Several tombstones were destroyed and defaced with offensive graffiti and fascist imagery.
The majority of the Jewish population, approximately 12,000 of the 15,000 total in the country, live in the capital.
Despite the gradual decrease of the community, the Chief Rabbi maintains that the community still experiences extreme hostility, antisemitic hatred and mockery. He recounted, “I walk dressed like this [as a rabbi] every time and everywhere. At least five times per week, I hear jokes in the street about me. In this regard, nothing [has] changed.”

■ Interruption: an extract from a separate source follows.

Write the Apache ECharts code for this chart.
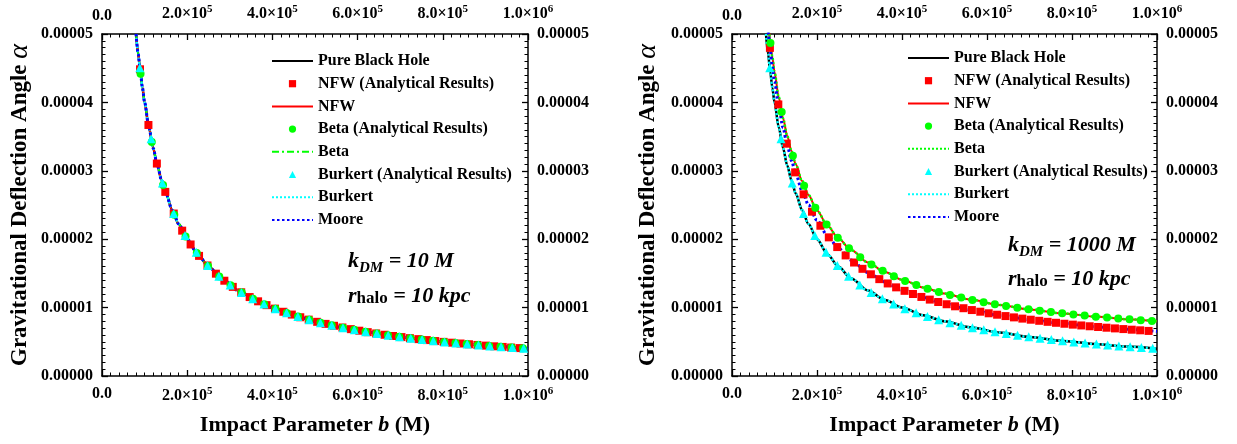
<!DOCTYPE html>
<html>
<head>
<meta charset="utf-8">
<script src="https://cdn.jsdelivr.net/npm/echarts@6/dist/echarts.min.js"></script>
<style>
  html, body { margin: 0; padding: 0; background: #ffffff; }
  #chart { width: 1237px; height: 444px; }
</style>
</head>
<body>
<div id="chart"></div>
<script>
// Impact parameter b (in units of M) sampled for the smooth curves
const bCurve = [80000, 85000, 90000, 95000, 100000, 110000, 120000, 130000, 140000, 150000,
  165000, 180000, 200000, 225000, 250000, 280000, 320000, 360000, 400000, 450000,
  500000, 560000, 630000, 700000, 780000, 860000, 930000, 1000000];

// Pure black hole deflection (also Burkert, and every halo at k_DM = 10 M)
const alphaBH = [5.000e-5, 4.706e-5, 4.444e-5, 4.211e-5, 4.000e-5, 3.636e-5, 3.333e-5, 3.077e-5, 2.857e-5, 2.667e-5,
  2.424e-5, 2.222e-5, 2.000e-5, 1.778e-5, 1.600e-5, 1.429e-5, 1.250e-5, 1.111e-5, 1.000e-5, 0.889e-5,
  0.800e-5, 0.714e-5, 0.635e-5, 0.571e-5, 0.513e-5, 0.465e-5, 0.430e-5, 0.400e-5];

// k_DM = 1000 M: NFW and Beta curves
const nfwBetaCurve1000 = [5.458e-5, 5.160e-5, 4.895e-5, 4.658e-5, 4.445e-5, 4.077e-5, 3.770e-5, 3.510e-5, 3.288e-5, 3.095e-5,
  2.850e-5, 2.645e-5, 2.420e-5, 2.195e-5, 2.015e-5, 1.841e-5, 1.661e-5, 1.520e-5, 1.408e-5, 1.295e-5,
  1.205e-5, 1.118e-5, 1.038e-5, 0.974e-5, 0.914e-5, 0.866e-5, 0.830e-5, 0.800e-5];

// k_DM = 1000 M: Moore curve
const mooreCurve1000 = [5.320e-5, 5.021e-5, 4.756e-5, 4.519e-5, 4.305e-5, 3.936e-5, 3.628e-5, 3.368e-5, 3.145e-5, 2.952e-5,
  2.706e-5, 2.501e-5, 2.275e-5, 2.049e-5, 1.869e-5, 1.695e-5, 1.514e-5, 1.373e-5, 1.260e-5, 1.147e-5,
  1.057e-5, 0.970e-5, 0.889e-5, 0.825e-5, 0.766e-5, 0.717e-5, 0.682e-5, 0.651e-5];

// Analytical NFW points
const bSquares = [89200, 109000, 128800, 148600, 168400, 188200, 208000, 227800, 247600, 267400,
  287200, 307000, 326800, 346600, 366400, 386200, 406000, 425800, 445600, 465400,
  485200, 505000, 524800, 544600, 564400, 584200, 604000, 623800, 643600, 663400,
  683200, 703000, 722800, 742600, 762400, 782200, 802000, 821800, 841600, 861400,
  881200, 901000, 920800, 940600, 960400, 980200];
const nfwPts10 = [4.484e-5, 3.670e-5, 3.106e-5, 2.692e-5, 2.375e-5, 2.125e-5, 1.923e-5, 1.756e-5, 1.616e-5, 1.496e-5,
  1.393e-5, 1.303e-5, 1.224e-5, 1.154e-5, 1.092e-5, 1.036e-5, 0.985e-5, 0.939e-5, 0.898e-5, 0.859e-5,
  0.824e-5, 0.792e-5, 0.762e-5, 0.734e-5, 0.709e-5, 0.685e-5, 0.662e-5, 0.641e-5, 0.622e-5, 0.603e-5,
  0.585e-5, 0.569e-5, 0.553e-5, 0.539e-5, 0.525e-5, 0.511e-5, 0.499e-5, 0.487e-5, 0.475e-5, 0.464e-5,
  0.454e-5, 0.444e-5, 0.434e-5, 0.425e-5, 0.416e-5, 0.408e-5];
const nfwPts1000 = [4.797e-5, 3.970e-5, 3.397e-5, 2.977e-5, 2.656e-5, 2.402e-5, 2.197e-5, 2.027e-5, 1.885e-5, 1.763e-5,
  1.659e-5, 1.567e-5, 1.487e-5, 1.416e-5, 1.353e-5, 1.296e-5, 1.245e-5, 1.199e-5, 1.156e-5, 1.117e-5,
  1.082e-5, 1.049e-5, 1.019e-5, 0.991e-5, 0.964e-5, 0.940e-5, 0.917e-5, 0.896e-5, 0.876e-5, 0.857e-5,
  0.839e-5, 0.823e-5, 0.807e-5, 0.792e-5, 0.778e-5, 0.764e-5, 0.751e-5, 0.739e-5, 0.727e-5, 0.716e-5,
  0.706e-5, 0.696e-5, 0.686e-5, 0.677e-5, 0.668e-5, 0.659e-5];

// Analytical Beta points
const bCircles = [90500, 116900, 143300, 169700, 196100, 222500, 248900, 275300, 301700, 328100,
  354500, 380900, 407300, 433700, 460100, 486500, 512900, 539300, 565700, 592100,
  618500, 644900, 671300, 697700, 724100, 750500, 776900, 803300, 829700, 856100,
  882500, 908900, 935300, 961700, 988100];
const betaPts10 = [4.420e-5, 3.422e-5, 2.791e-5, 2.357e-5, 2.040e-5, 1.798e-5, 1.607e-5, 1.453e-5, 1.326e-5, 1.219e-5,
  1.128e-5, 1.050e-5, 0.982e-5, 0.922e-5, 0.869e-5, 0.822e-5, 0.780e-5, 0.742e-5, 0.707e-5, 0.676e-5,
  0.647e-5, 0.620e-5, 0.596e-5, 0.573e-5, 0.552e-5, 0.533e-5, 0.515e-5, 0.498e-5, 0.482e-5, 0.467e-5,
  0.453e-5, 0.440e-5, 0.428e-5, 0.416e-5, 0.405e-5];
const betaPts1000 = [4.870e-5, 3.859e-5, 3.221e-5, 2.782e-5, 2.460e-5, 2.215e-5, 2.022e-5, 1.866e-5, 1.737e-5, 1.629e-5,
  1.537e-5, 1.458e-5, 1.389e-5, 1.329e-5, 1.275e-5, 1.227e-5, 1.185e-5, 1.146e-5, 1.111e-5, 1.079e-5,
  1.050e-5, 1.023e-5, 0.998e-5, 0.975e-5, 0.954e-5, 0.935e-5, 0.916e-5, 0.899e-5, 0.883e-5, 0.868e-5,
  0.854e-5, 0.841e-5, 0.828e-5, 0.816e-5, 0.805e-5];

// Analytical Burkert points (same in both panels)
const bTriangles = [88800, 115300, 141800, 168300, 194800, 221300, 247800, 274300, 300800, 327300,
  353800, 380300, 406800, 433300, 459800, 486300, 512800, 539300, 565800, 592300,
  618800, 645300, 671800, 698300, 724800, 751300, 777800, 804300, 830800, 857300,
  883800, 910300, 936800, 963300, 989800];
const burkertPts = [4.505e-5, 3.469e-5, 2.821e-5, 2.377e-5, 2.053e-5, 1.808e-5, 1.614e-5, 1.458e-5, 1.330e-5, 1.222e-5,
  1.131e-5, 1.052e-5, 0.983e-5, 0.923e-5, 0.870e-5, 0.823e-5, 0.780e-5, 0.742e-5, 0.707e-5, 0.675e-5,
  0.646e-5, 0.620e-5, 0.595e-5, 0.573e-5, 0.552e-5, 0.532e-5, 0.514e-5, 0.497e-5, 0.481e-5, 0.467e-5,
  0.453e-5, 0.439e-5, 0.427e-5, 0.415e-5, 0.404e-5];

// Axis ticks
const xTicks = { min: 0, max: 1000000, interval: 200000 };
const yTicks = { min: 0, max: 0.00005, interval: 0.00001 };

const SERIF = 'Liberation Serif';
const RED = '#ff0000', GREEN = '#00ff00', CYAN = '#00ffff', BLUE = '#0000ff';

const zip = (xs, ys) => xs.map((x, i) => [x, ys[i]]);

function sciLabel(v) {
  if (v === 0) return '{m|0.0}';
  const e = Math.floor(Math.log10(v) + 1e-9);
  const m = v / Math.pow(10, e);
  return '{m|' + m.toFixed(1) + '\u00d710}{s|' + e + '}';
}
const sciRich = {
  m: { fontFamily: SERIF, fontWeight: 'bold', fontSize: 16, color: '#000' },
  s: { fontFamily: SERIF, fontWeight: 'bold', fontSize: 11, color: '#000', padding: [0, 0, 9, 0] }
};

const axisLineStyle = { show: true, onZero: false, lineStyle: { color: '#000', width: 1.5 } };
const tickStyle = { show: true, inside: true, length: 6, lineStyle: { color: '#000', width: 1.3 } };
const minorStyle = { show: true, splitNumber: 10, length: 3.5, lineStyle: { color: '#000', width: 1 } };

function xAxis(grid, pos) {
  const a = {
    type: 'value', gridIndex: grid, position: pos,
    min: xTicks.min, max: xTicks.max, interval: xTicks.interval,
    axisLine: axisLineStyle, axisTick: tickStyle, minorTick: minorStyle,
    splitLine: { show: false },
    axisLabel: { margin: 10, formatter: sciLabel, rich: sciRich }
  };
  if (pos === 'bottom') {
    a.name = '{n|Impact Parameter }{i|b}{n| (M)}';
    a.nameLocation = 'middle';
    a.nameGap = 38;
    a.nameTextStyle = {
      rich: {
        n: { fontFamily: SERIF, fontWeight: 'bold', fontSize: 22, color: '#000' },
        i: { fontFamily: SERIF, fontWeight: 'bold', fontStyle: 'italic', fontSize: 22, color: '#000' }
      }
    };
  }
  return a;
}

function yAxis(grid, pos, nameGap) {
  const a = {
    type: 'value', gridIndex: grid, position: pos,
    min: yTicks.min, max: yTicks.max, interval: yTicks.interval,
    axisLine: axisLineStyle, axisTick: tickStyle, minorTick: minorStyle,
    splitLine: { show: false },
    axisLabel: {
      margin: 9, fontFamily: SERIF, fontWeight: 'bold', fontSize: 16, color: '#000',
      formatter: v => v.toFixed(5)
    }
  };
  if (pos === 'left') {
    a.name = '{n|Gravitational Deflection Angle }{g|\u03b1}';
    a.nameLocation = 'middle';
    a.nameGap = nameGap;
    a.nameRotate = 90;
    a.nameTextStyle = {
      rich: {
        n: { fontFamily: SERIF, fontWeight: 'bold', fontSize: 23, color: '#000' },
        g: { fontFamily: SERIF, fontStyle: 'italic', fontSize: 28, color: '#000' }
      }
    };
  }
  return a;
}

function curve(name, grid, ys, color, width, dash) {
  return {
    type: 'line', name: name, xAxisIndex: grid * 2, yAxisIndex: grid * 2,
    data: zip(bCurve, ys), symbol: 'none', smooth: 0.3, smoothMonotone: 'x',
    lineStyle: { color: color, width: width, type: dash },
    itemStyle: { color: color }, clip: true, animation: false
  };
}

function points(name, grid, xs, ys, symbol, size, color) {
  return {
    type: 'line', name: name, xAxisIndex: grid * 2, yAxisIndex: grid * 2,
    data: zip(xs, ys), symbol: symbol, symbolSize: size, showSymbol: true, showAllSymbol: true,
    lineStyle: { width: 0, opacity: 0 },
    itemStyle: { color: color, opacity: 1 }, clip: true, animation: false
  };
}

const names = ['Pure Black Hole', 'NFW (Analytical Results)', 'NFW', 'Beta (Analytical Results)',
  'Beta', 'Burkert (Analytical Results)', 'Burkert', 'Moore'];
const isPointSet = n => n.indexOf('Analytical') >= 0;
const tag = (n, g) => n + '@' + g;

const series = [
  // k_DM = 10 M
  curve(tag(names[0], 0), 0, alphaBH, '#000', 2.5, 'solid'),
  points(tag(names[1], 0), 0, bSquares, nfwPts10, 'rect', 8, RED),
  curve(tag(names[2], 0), 0, alphaBH, RED, 2, 'solid'),
  points(tag(names[3], 0), 0, bCircles, betaPts10, 'circle', 8, GREEN),
  curve(tag(names[4], 0), 0, alphaBH, GREEN, 2, [7, 3, 2, 3]),
  points(tag(names[5], 0), 0, bTriangles, burkertPts, 'triangle', 9, CYAN),
  curve(tag(names[6], 0), 0, alphaBH, CYAN, 2.5, [2, 2]),
  curve(tag(names[7], 0), 0, alphaBH, BLUE, 3, [2.5, 2.5]),
  // k_DM = 1000 M
  curve(tag(names[0], 1), 1, alphaBH, '#000', 2.5, 'solid'),
  points(tag(names[1], 1), 1, bSquares, nfwPts1000, 'rect', 8, RED),
  curve(tag(names[2], 1), 1, nfwBetaCurve1000, RED, 2, 'solid'),
  points(tag(names[3], 1), 1, bCircles, betaPts1000, 'circle', 8, GREEN),
  curve(tag(names[4], 1), 1, nfwBetaCurve1000, GREEN, 2.5, [2, 2]),
  points(tag(names[5], 1), 1, bTriangles, burkertPts, 'triangle', 9, CYAN),
  curve(tag(names[6], 1), 1, alphaBH, CYAN, 2.5, [2, 2]),
  curve(tag(names[7], 1), 1, mooreCurve1000, BLUE, 3, [2.5, 2.5])
];

function legend(g, left, top, textGap) {
  return {
    orient: 'vertical', left: left, top: top,
    // curve entries show only their line sample, point entries only their marker
    data: names.map(n => isPointSet(n)
      ? { name: tag(n, g) }
      : { name: tag(n, g), itemStyle: { opacity: 0 } }),
    formatter: n => n.split('@')[0],
    itemWidth: 41, itemHeight: 9, itemGap: 6.7, itemTextGap: textGap,
    selectedMode: false,
    textStyle: { fontFamily: SERIF, fontWeight: 'bold', fontSize: 16, color: '#000' }
  };
}

function annotation(x, yk, yr, kValue) {
  const main = { fontFamily: SERIF, fontWeight: 'bold', fontStyle: 'italic', fontSize: 22, fill: '#000' };
  return [
    {
      type: 'text', x: x, y: yk,
      style: {
        text: '{k|k}{d|DM}{k| = ' + kValue + ' M}',
        verticalAlign: 'middle', align: 'left',
        rich: {
          k: main,
          d: { fontFamily: SERIF, fontWeight: 'bold', fontStyle: 'italic', fontSize: 15, fill: '#000', padding: [14, 0, 0, 0] }
        }
      }
    },
    {
      type: 'text', x: x, y: yr,
      style: {
        text: '{k|r}{h|halo}{k| = 10 kpc}',
        verticalAlign: 'middle', align: 'left',
        rich: {
          k: main,
          h: { fontFamily: SERIF, fontWeight: 'bold', fontSize: 17, fill: '#000', padding: [6, 0, 0, 0] }
        }
      }
    }
  ];
}

const chart = echarts.init(document.getElementById('chart'), null, { renderer: 'canvas' });
chart.setOption({
  backgroundColor: '#ffffff',
  animation: false,
  grid: [
    { left: 102, right: 709, top: 34, bottom: 68 },
    { left: 732, right: 80, top: 34, bottom: 68 }
  ],
  xAxis: [xAxis(0, 'bottom'), xAxis(0, 'top'), xAxis(1, 'bottom'), xAxis(1, 'top')],
  yAxis: [yAxis(0, 'left', 68), yAxis(0, 'right'), yAxis(1, 'left', 70), yAxis(1, 'right')],
  legend: [legend(0, 266, 48, 5), legend(1, 902, 45, 4)],
  graphic: [].concat(annotation(348, 261, 296, '10'), annotation(1008, 245, 279, '1000')),
  series: series
});
</script>
</body>
</html>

The Jewish cemetery has been targeted and vandalised in the same month for the previous three years, however it has recently been adopted by the Culture Ministry. In October 2018, the Government announced the opening of a Museum of Jewish History attached to the cemetery.
The museum was intended to commemorate the victims of the Holocaust, combat antisemitism and to promote an education on culture, tolerance and peace, however little investment has been allocated and the Government is yet to construct the proposed building, security and exhibitions.
Following the recent incident, the Chief Rabbi criticised local police for responding seven days after the vandalism first occurred. Local authorities have subsequently issued a public commitment to identify and locate the perpetrators, who risk a fine or a year’s imprisonment if convicted in relation to the damage.